The lady looked away, choked and pressed a fist against her lips. A tear slid down her cheek. She took a ragged breath, cleared her throat and softly said, “I’m not going to make it, am I?” Nurse White shook her head, unable to answer.

“Give me something to write on,” the patient whispered. “And a pen….please.” White handed her both and turned back to the bank of sophisticated equipment, intently studying jagged squiggles marching across screens, flanked by columns of ever-shifting figures.

“Here. Take this.” The patient waved a folded slip of paper pinched between a thumb and forefinger. “I want your hospital administrator to call a press conference. He or she or you will stand before the cameras and read this. For me. Got it?”

Nurse White slipped the folded sheet into a smock pocket. “Of course, dear. But you’re the hot little presidential candidate. You should deliver this message.”

The patient snorted. “Like hell I will! I’m not long for this world, and….” Her voice trailed off in a faint squeak. Finally, she murmured, “I don’t want to die! Why won’t you find a doctor to help me?”

White fought tears for a long moment. “Because there are no doctors to find.

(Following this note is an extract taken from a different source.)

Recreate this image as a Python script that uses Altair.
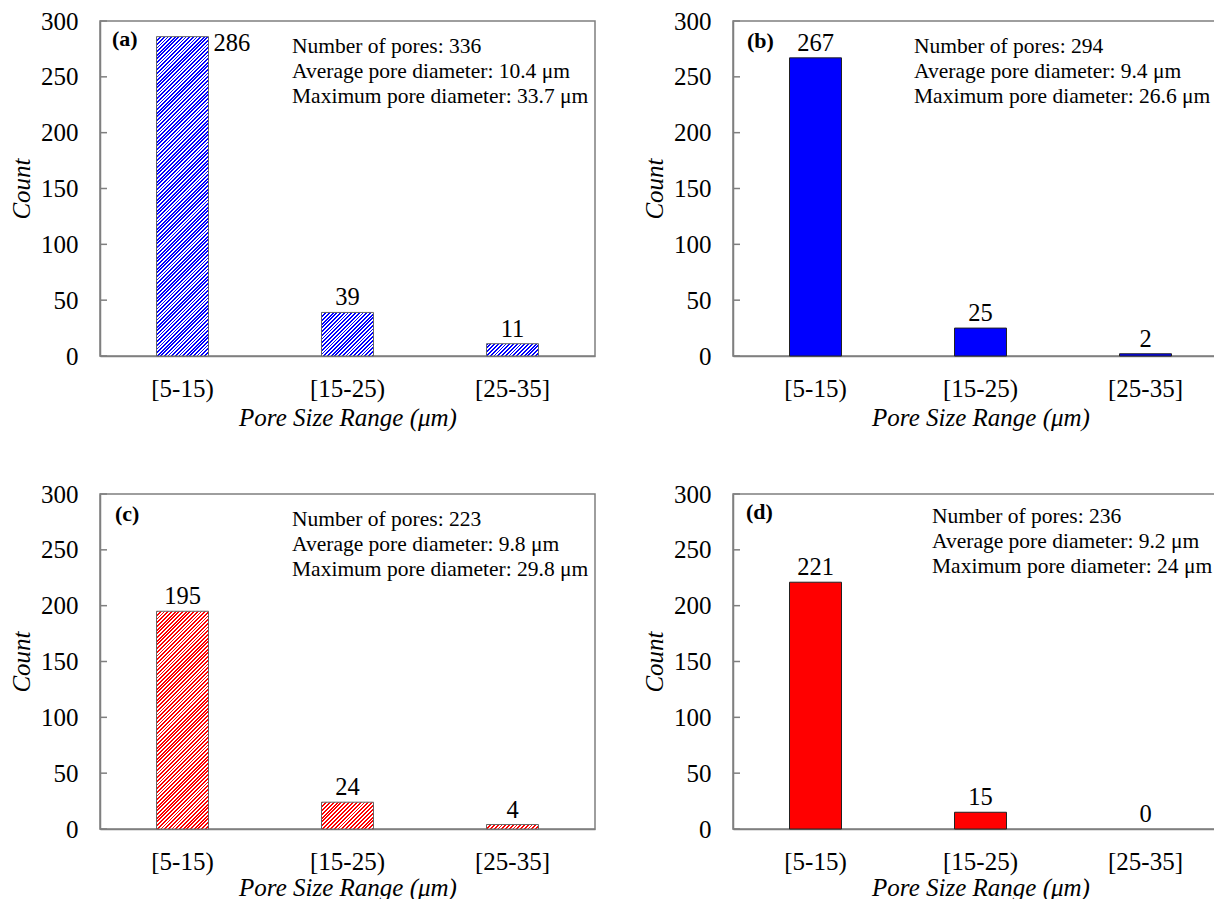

None who can help you. They’ve all…left. Because they couldn’t make enough to take care of their families or themselves.” Gently, she took the patient’s hand and held it. The two women stared at each other for a long time. Nothing more was said, because there was nothing more to say.

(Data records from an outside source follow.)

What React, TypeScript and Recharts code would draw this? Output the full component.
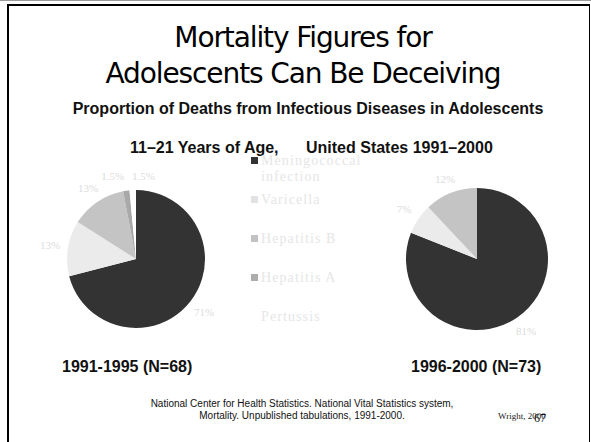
import { PieChart, Pie, Cell } from "recharts";

const categories = ["Meningococcal infection", "Varicella", "Hepatitis B", "Hepatitis A", "Pertussis"];
const sliceColors = ["#333333", "#ebebeb", "#c4c4c4", "#a9a9a9", "#ffffff"];
const markerColors = ["#333333", "#e2e2e2", "#c2c2c2", "#adadad", "#ffffff"];

const period1Values = [71, 13, 13, 1.5, 1.5];
const period1Labels = ["71%", "13%", "13%", "1.5%", "1.5%"];
const period2Values = [81, 7, 12];
const period2Labels = ["81%", "7%", "12%"];

const periodTitles = ["1991-1995 (N=68)", "1996-2000 (N=73)"];

const period1Data = period1Values.map((v, i) => ({ name: categories[i], value: v, label: period1Labels[i] }));
const period2Data = period2Values.map((v, i) => ({ name: categories[i], value: v, label: period2Labels[i] }));

const RAD = Math.PI / 180;

// faint outside-end labels, like the washed-out originals
const renderLabel = (props: any) => {
  const { cx, cy, midAngle, outerRadius, payload } = props;
  const cos = Math.cos(-midAngle * RAD);
  const sin = Math.sin(-midAngle * RAD);
  const r = outerRadius + 14 + 4 * Math.abs(cos);
  const x = cx + r * cos;
  const y = cy + r * sin;
  let anchor: "start" | "middle" | "end" = "middle";
  if (Math.abs(cos) < 0.2) anchor = cos < -0.1 ? "end" : "start";
  return (
    <text
      x={x}
      y={y}
      fill="#dcdcdc"
      fontSize={11}
      fontFamily="'Liberation Serif', serif"
      textAnchor={anchor}
      dominantBaseline="central"
    >
      {payload.label}
    </text>
  );
};

const abs = (left: number, top: number, extra: any = {}) => ({ position: "absolute" as const, left, top, ...extra });

export default function App() {
  const sans = "'Liberation Sans', Arial, sans-serif";
  return (
    <div style={{ position: "absolute", left: 0, top: 0, width: 591, height: 442, background: "#fff", overflow: "hidden" }}>
      {/* slide frame */}
      <div style={abs(0, 0, { width: 591, height: 1, background: "#9a9a9a" })} />
      <div style={abs(7, 4, { width: 583, height: 2, background: "#000" })} />
      <div style={abs(7, 4, { width: 2, height: 438, background: "#000" })} />
      <div style={abs(589, 4, { width: 1, height: 438, background: "#000" })} />

      <div style={abs(0, 20.8, { width: 606, textAlign: "center", fontFamily: "'DejaVu Sans', sans-serif", fontSize: 28, lineHeight: "33px", letterSpacing: -1.1, color: "#000" })}>
        Mortality Figures for
      </div>
      <div style={abs(0, 56.8, { width: 606, textAlign: "center", fontFamily: "'DejaVu Sans', sans-serif", fontSize: 28, lineHeight: "33px", letterSpacing: -1.1, color: "#000" })}>
        Adolescents Can Be Deceiving
      </div>

      <div style={abs(0, 99.5, { width: 616, textAlign: "center", fontFamily: sans, fontWeight: 700, fontSize: 16, lineHeight: "18px", color: "#111" })}>
        Proportion of Deaths from Infectious Diseases in Adolescents
      </div>
      <div style={abs(130, 138.5, { fontFamily: sans, fontWeight: 700, fontSize: 16, lineHeight: "18px", color: "#111", whiteSpace: "nowrap" })}>
        11–21 Years of Age,
      </div>
      <div style={abs(306, 138.5, { fontFamily: sans, fontWeight: 700, fontSize: 16, lineHeight: "18px", color: "#111", whiteSpace: "nowrap" })}>
        United States 1991–2000
      </div>

      <div style={abs(0, 0)}>
        <PieChart width={591} height={442}>
          <Pie
            data={period1Data}
            dataKey="value"
            nameKey="name"
            cx={131}
            cy={254}
            outerRadius={69}
            startAngle={90}
            endAngle={-270}
            stroke="none"
            label={renderLabel}
            labelLine={false}
            isAnimationActive={false}
          >
            {period1Data.map((d, i) => (
              <Cell key={d.name} fill={sliceColors[i]} />
            ))}
          </Pie>
          <Pie
            data={period2Data}
            dataKey="value"
            nameKey="name"
            cx={472}
            cy={254}
            outerRadius={71}
            startAngle={90}
            endAngle={-270}
            stroke="none"
            label={renderLabel}
            labelLine={false}
            isAnimationActive={false}
          >
            {period2Data.map((d, i) => (
              <Cell key={d.name} fill={sliceColors[i]} />
            ))}
          </Pie>
        </PieChart>
      </div>

      {/* washed-out legend */}
      {categories.map((c, i) => (
        <div key={c} style={abs(251, 153 + i * 39, { width: 130, height: 39 })}>
          <div style={abs(0, 4, { width: 7, height: 7, background: markerColors[i] })} />
          <div
            style={abs(10, 0, {
              width: 112,
              fontFamily: "'Liberation Serif', serif",
              fontSize: 14,
              lineHeight: "16px",
              letterSpacing: 1.1,
              color: "#e6e6e6",
            })}
          >
            {c}
          </div>
        </div>
      ))}

      <div style={abs(62, 357.5, { fontFamily: sans, fontWeight: 700, fontSize: 16, lineHeight: "18px", color: "#111", whiteSpace: "nowrap" })}>
        {periodTitles[0]}
      </div>
      <div style={abs(411, 357.5, { fontFamily: sans, fontWeight: 700, fontSize: 16, lineHeight: "18px", color: "#111", whiteSpace: "nowrap" })}>
        {periodTitles[1]}
      </div>

      <div style={abs(0, 398, { width: 604, textAlign: "center", fontFamily: sans, fontSize: 10, lineHeight: "12px", color: "#111" })}>
        National Center for Health Statistics. National Vital Statistics system,
        <br />
        Mortality. Unpublished tabulations, 1991-2000.
      </div>
      <div style={abs(498, 411, { fontFamily: "'Liberation Serif', serif", fontSize: 9, lineHeight: "10px", color: "#222", whiteSpace: "nowrap" })}>
        Wright, 2000
      </div>
      <div style={abs(534, 412, { fontFamily: "'Liberation Serif', serif", fontSize: 12, lineHeight: "13px", color: "#111", whiteSpace: "nowrap" })}>
        67
      </div>
    </div>
  );
}
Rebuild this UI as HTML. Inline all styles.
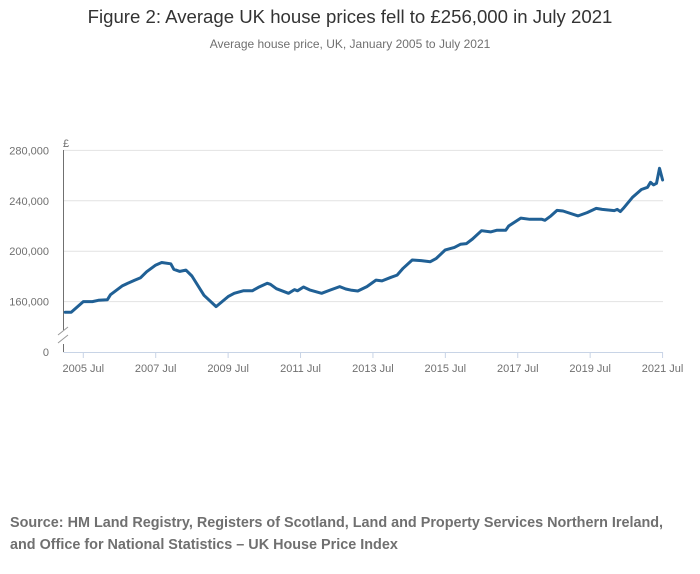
<!DOCTYPE html>
<html><head><meta charset="utf-8"><style>
body{margin:0;width:700px;height:574px;background:#fff;font-family:"Liberation Sans",sans-serif;overflow:hidden}
#title{position:absolute;left:0;width:700px;top:6px;text-align:center;font-size:18.6px;color:#333}
#sub{position:absolute;left:0;width:700px;top:37px;text-align:center;font-size:12px;color:#707070}
#src{position:absolute;left:10px;top:512px;font-size:14.4px;font-weight:bold;color:#707070;line-height:22px}
svg{position:absolute;left:0;top:0}
</style></head><body>
<div id="title">Figure 2: Average UK house prices fell to £256,000 in July 2021</div>
<div id="sub">Average house price, UK, January 2005 to July 2021</div>
<svg id="chart" width="700" height="574"></svg>
<div id="src">Source: HM Land Registry, Registers of Scotland, Land and Property Services Northern Ireland,<br>and Office for National Statistics – UK House Price Index</div>
<script>
// months since Jan 2005
const months=[0,2,6,9,11,14,15,19,23,25,27,30,32,35,36,38,40,42,46,50,54,56,59,62,64,67,68,70,74,76,77,79,81,85,88,91,93,95,97,100,103,105,108,110,112,115,118,121,123,126,129,131,133,135,138,141,143,146,147,151,154,158,159,161,163,165,170,173,176,178,182,183,184,185,188,191,193,194,195,196,197,198];
const prices=[151500,151500,160000,160000,161000,161500,165500,172600,177000,179000,183700,189000,191000,190000,185600,184000,185000,180300,165000,156000,164000,166600,168600,168600,171300,174500,173700,170200,166600,169500,168600,171600,169300,166600,169300,171900,170000,169000,168400,171900,177100,176400,179300,181000,186400,193000,192500,191700,194300,201000,203000,205500,206000,209700,216300,215300,216600,216600,220000,226300,225300,225300,224500,228000,232400,231900,228000,230600,234000,233200,232200,233200,231400,234000,242700,249000,250700,254700,252600,253900,265800,256500];
const yTicks=[280000,240000,200000,160000];
const xTickLabels=["2005 Jul","2007 Jul","2009 Jul","2011 Jul","2013 Jul","2015 Jul","2017 Jul","2019 Jul","2021 Jul"];
const xTickMonths=[6,30,54,78,102,126,150,174,198];
const NS="http://www.w3.org/2000/svg",svg=document.getElementById('chart');
const X=m=>65.2+m*3.017, Y=v=>352-(v-120000)/40000*50.4;
function mk(t,a,p){const e=document.createElementNS(NS,t);for(const k in a)e.setAttribute(k,a[k]);(p||svg).appendChild(e);return e;}
yTicks.forEach(v=>{
 const g=mk('line',{x1:63.5,x2:663,y1:Y(v),y2:Y(v),stroke:'#e2e2e2','stroke-width':1});
 
 
 const t=mk('text',{x:49,y:Y(v)+4,'text-anchor':'end','font-size':11,fill:'#707070','font-family':'Liberation Sans'});
 t.textContent=v.toLocaleString('en-GB');
 
 
});
const z=mk('text',{x:49,y:356,'text-anchor':'end','font-size':11,fill:'#707070'});z.textContent='0';


const cur=mk('text',{x:63,y:147,'font-size':11,fill:'#707070'});cur.textContent='£';


const ya=mk('path',{d:'M63.5 150V330M63.5 344V352',stroke:'#707070','stroke-width':1,fill:'none'});


const br=mk('path',{d:'M58 335L68 327M58 343L68 335',stroke:'#999','stroke-width':1,fill:'none'});


const xa=mk('line',{x1:63.5,x2:663,y1:352.5,y2:352.5,stroke:'#c8d4e6','stroke-width':1});


xTickMonths.forEach((m,i)=>{
 const tk=mk('line',{x1:X(m),x2:X(m),y1:352,y2:358,stroke:'#c8d4e6'});
 
 
 const t=mk('text',{x:X(m),y:372,'text-anchor':'middle','font-size':11,fill:'#707070'});
 t.textContent=xTickLabels[i];
 
 
});
const ln=mk('path',{d:months.map((m,i)=>(i?'L':'M')+X(m).toFixed(1)+' '+Y(prices[i]).toFixed(1)).join(''),stroke:'#206095','stroke-width':3,fill:'none','stroke-linejoin':'round','stroke-linecap':'round'});


</script>
</body></html>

At 4:39 a.m., the passionate Socialist Democrat presidential candidate passed away, a victim of uncontrollable ventricular fibrillation. The hospital administrator issued a brief press release announcing the lady’s shocking, untimely death. It also alerted news organizations that more details would be provided at a press conference scheduled for 9:00 a.m.

Standing before blinding lights, a forest of microphones and myriad TV cameras, the hospital’s chief executive patiently walked through medical details related to the candidate’s demise. In essence, a rare genetic condition had doomed the woman to heart problems and a short life. No, he couldn’t explain why it hadn’t been caught before. Yes, with the proper intervention—delicate surgery, which only a few physicians were trained to perform—she might have lived.

Shouted questions evoked blunt, shocking explanations about how quickly the former VP’s Universal Healthcare Act had devastated the entire American medical sector, driving critical-care physicians, nurses, technicians and other professionals from the field. Disbelieving reporters kept hammering away, refusing to accept what the administrator was espousing. In frustration, he called Nurse Donna White to the podium, introducing her as “the professional who took care of the former vice president throughout her final hours.”

White ignored the reporters’ howling and indignant gotcha questions, while slowly unfolding a slip of paper. Holding it aloft, she said, “Last night, my patient asked that I relay this handwritten message to all of you.” Slipping on a pair of glasses, she read:

“‘To my fellow Americans: I am humbled by your trust and faith in me and my message. With all my heart, I believed that message was true. But tonight, I have learned a very hard lesson. I was wrong, terribly wrong. Socialism and Medicare-for-All are doomed to fail. Socialism does not work!

“‘Bernie, Alexandria, Nancy, Chuck and all my other dear colleagues, please honor my sole, dying request:  Repeal the Universal Healthcare Act. It is directly responsible for my death. Rebuild America’s once-great healthcare sector. And please, please accept my sincere apologies for destroying it.”The nurse paused, held the page face-out to the cameras, and said, “Signed, Kamala Harris, former Vice President of the United States of America.”